Below is a variation of the query above re-written for the available memory counter: (changes compared to the first query are in Bold below). This query looks at the “Available Mbytes” counter and sees which computers have a value of less than 700 Mbytes over the last hour for more than 90% of the time.
Next Generation memory query
let AssessTime = 60m;
let CounterThreshold = 700;
let CounterThresholdPct = 90;
Perf
| where CounterName == “Available MBytes” and TimeGenerated > ago(AssessTime)
| summarize MinMemory = min(CounterValue), MemoryUnderLimit = countif(CounterValue < CounterThreshold), PerfInstanceCount = count(Computer), PctUnder = round(todouble(todouble(((countif(CounterValue < CounterThreshold)*100))/todouble((count(Computer)))))) by Computer
| where PctUnder > CounterThresholdPct
A sample result set is shown below:
This query approach only alerts when a counter is below a threshold for a percentage of the data points over a specified timeframe.

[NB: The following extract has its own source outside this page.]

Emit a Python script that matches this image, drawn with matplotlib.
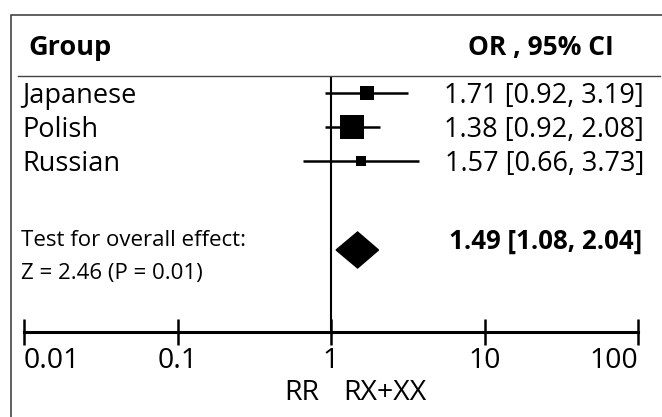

This should result in a much more targeted alert – IE: When is my memory really a bottleneck.
Monitoring Disk Space
The query below shows a similar type of query focused on free disk space.
let AssessTime = 1d;
let CounterThreshold = 5;
let CounterThresholdPct = 70;
Perf
| where (ObjectName == “LogicalDisk” and CounterName == “% Free Space” and InstanceName != “_Total”)and TimeGenerated > ago(AssessTime)
| summarize DiskFreeUnderLimit = countif(CounterValue < CounterThreshold), PerfInstanceCount = count(InstanceName), PctOver = round(todouble(todouble(((countif(CounterValue < CounterThreshold)*100))/todouble((count(InstanceName)))))) by Computer, InstanceName
| where PctOver > CounterThresholdPct
Summary:
The sample queries in this blog post (see the “Next Generation CPU query” and “Next Generation memory query” sections for the queries) should provide extremely actionable alerting for these two KPI’s for servers. Additionally, these queries can be used for any performance metrics which you gather into Log Analytics!
P.S. I owe a huge shout-out to Thomas Forbes for his development of the CPU query contained in this blog post. Way to go Thomas!
UPDATE: Updated on 6/1/21 with functional enhancements to the queries that Thomas put together.